» COLLECTED MATERIAL
>> Begin
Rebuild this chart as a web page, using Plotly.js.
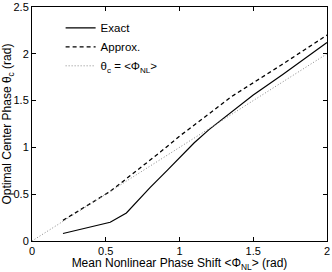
<!DOCTYPE html>
<html><head><meta charset="utf-8">
<script src="https://cdn.plot.ly/plotly-3.0.1.min.js"></script>
<style>html,body{margin:0;padding:0;background:#fff;}#c{width:332px;height:272px;}</style>
</head><body><div id="c"></div>
<script>
const exactX = [0.21, 0.53, 0.64, 0.8, 0.92, 1.0, 1.1, 1.2, 1.35, 1.5, 1.7, 1.85, 2.0];
const exactY = [0.08, 0.2, 0.3, 0.57, 0.76, 0.89, 1.05, 1.19, 1.38, 1.56, 1.78, 1.95, 2.12];
const approxX = [0.21, 0.53, 0.87, 1.0, 1.21, 1.35, 1.69, 2.0];
const approxY = [0.22, 0.53, 0.95, 1.12, 1.37, 1.54, 1.88, 2.2];
const meanX = [0, 2];
const meanY = [0, 2];
const xTicks = [0, 0.5, 1, 1.5, 2];
const yTicks = [0, 0.5, 1, 1.5, 2, 2.5];
const names = ['Exact', 'Approx.', 'θ<sub>c</sub> = &lt;Φ<sub>NL</sub>&gt;'];

const F = 'Liberation Sans, Arial, sans-serif';
const traces = [
  {x: exactX, y: exactY, name: names[0], mode: 'lines', line: {color: '#000', width: 1.2}},
  {x: approxX, y: approxY, name: names[1], mode: 'lines', line: {color: '#000', width: 1.3, dash: '4px,3px'}},
  {x: meanX, y: meanY, name: names[2], mode: 'lines', line: {color: '#888', width: 1, dash: '1px,2px'}}
];
const ax = {
  showgrid: false, zeroline: false, showline: true, mirror: 'ticks', linecolor: '#000', linewidth: 1,
  ticks: 'inside', ticklen: 4, tickcolor: '#000', tickfont: {family: F, size: 11, color: '#000'}
};
const layout = {
  width: 332, height: 272,
  margin: {l: 32, r: 5, t: 7, b: 31},
  paper_bgcolor: '#fff', plot_bgcolor: '#fff',
  font: {family: F, color: '#000'},
  showlegend: true,
  legend: {x: 0.097, y: 0.973, xanchor: 'left', yanchor: 'top', bgcolor: 'rgba(0,0,0,0)',
           font: {family: F, size: 11.5, color: '#000'}, tracegroupgap: 0, itemwidth: 30},
  xaxis: Object.assign({}, ax, {range: [0, 2], tickvals: xTicks, ticktext: xTicks.map(String),
    title: {text: 'Mean Nonlinear Phase Shift &lt;Φ<sub>NL</sub>&gt; (rad)', font: {family: F, size: 12, color: '#000'}, standoff: 2}}),
  yaxis: Object.assign({}, ax, {range: [0, 2.5], tickvals: yTicks, ticktext: yTicks.map(String),
    title: {text: 'Optimal Center Phase θ<sub>c</sub> (rad)', font: {family: F, size: 12, color: '#000'}, standoff: 2}})
};
Plotly.newPlot('c', traces, layout, {staticPlot: true, displayModeBar: false});
</script></body></html>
>> End
» DIRECTIONS
Copy out the whole listing exactly, and don't carry over any pictures.

» EXERCISE SOLUTION
Rebuild this chart as a web page, using Plotly.js.
<!DOCTYPE html>
<html><head><meta charset="utf-8">
<script src="https://cdn.plot.ly/plotly-3.0.1.min.js"></script>
<style>html,body{margin:0;padding:0;background:#fff;}#c{width:332px;height:272px;}</style>
</head><body><div id="c"></div>
<script>
const exactX = [0.21, 0.53, 0.64, 0.8, 0.92, 1.0, 1.1, 1.2, 1.35, 1.5, 1.7, 1.85, 2.0];
const exactY = [0.08, 0.2, 0.3, 0.57, 0.76, 0.89, 1.05, 1.19, 1.38, 1.56, 1.78, 1.95, 2.12];
const approxX = [0.21, 0.53, 0.87, 1.0, 1.21, 1.35, 1.69, 2.0];
const approxY = [0.22, 0.53, 0.95, 1.12, 1.37, 1.54, 1.88, 2.2];
const meanX = [0, 2];
const meanY = [0, 2];
const xTicks = [0, 0.5, 1, 1.5, 2];
const yTicks = [0, 0.5, 1, 1.5, 2, 2.5];
const names = ['Exact', 'Approx.', 'θ<sub>c</sub> = &lt;Φ<sub>NL</sub>&gt;'];

const F = 'Liberation Sans, Arial, sans-serif';
const traces = [
  {x: exactX, y: exactY, name: names[0], mode: 'lines', line: {color: '#000', width: 1.2}},
  {x: approxX, y: approxY, name: names[1], mode: 'lines', line: {color: '#000', width: 1.3, dash: '4px,3px'}},
  {x: meanX, y: meanY, name: names[2], mode: 'lines', line: {color: '#888', width: 1, dash: '1px,2px'}}
];
const ax = {
  showgrid: false, zeroline: false, showline: true, mirror: 'ticks', linecolor: '#000', linewidth: 1,
  ticks: 'inside', ticklen: 4, tickcolor: '#000', tickfont: {family: F, size: 11, color: '#000'}
};
const layout = {
  width: 332, height: 272,
  margin: {l: 32, r: 5, t: 7, b: 31},
  paper_bgcolor: '#fff', plot_bgcolor: '#fff',
  font: {family: F, color: '#000'},
  showlegend: true,
  legend: {x: 0.097, y: 0.973, xanchor: 'left', yanchor: 'top', bgcolor: 'rgba(0,0,0,0)',
           font: {family: F, size: 11.5, color: '#000'}, tracegroupgap: 0, itemwidth: 30},
  xaxis: Object.assign({}, ax, {range: [0, 2], tickvals: xTicks, ticktext: xTicks.map(String),
    title: {text: 'Mean Nonlinear Phase Shift &lt;Φ<sub>NL</sub>&gt; (rad)', font: {family: F, size: 12, color: '#000'}, standoff: 2}}),
  yaxis: Object.assign({}, ax, {range: [0, 2.5], tickvals: yTicks, ticktext: yTicks.map(String),
    title: {text: 'Optimal Center Phase θ<sub>c</sub> (rad)', font: {family: F, size: 12, color: '#000'}, standoff: 2}})
};
Plotly.newPlot('c', traces, layout, {staticPlot: true, displayModeBar: false});
</script></body></html>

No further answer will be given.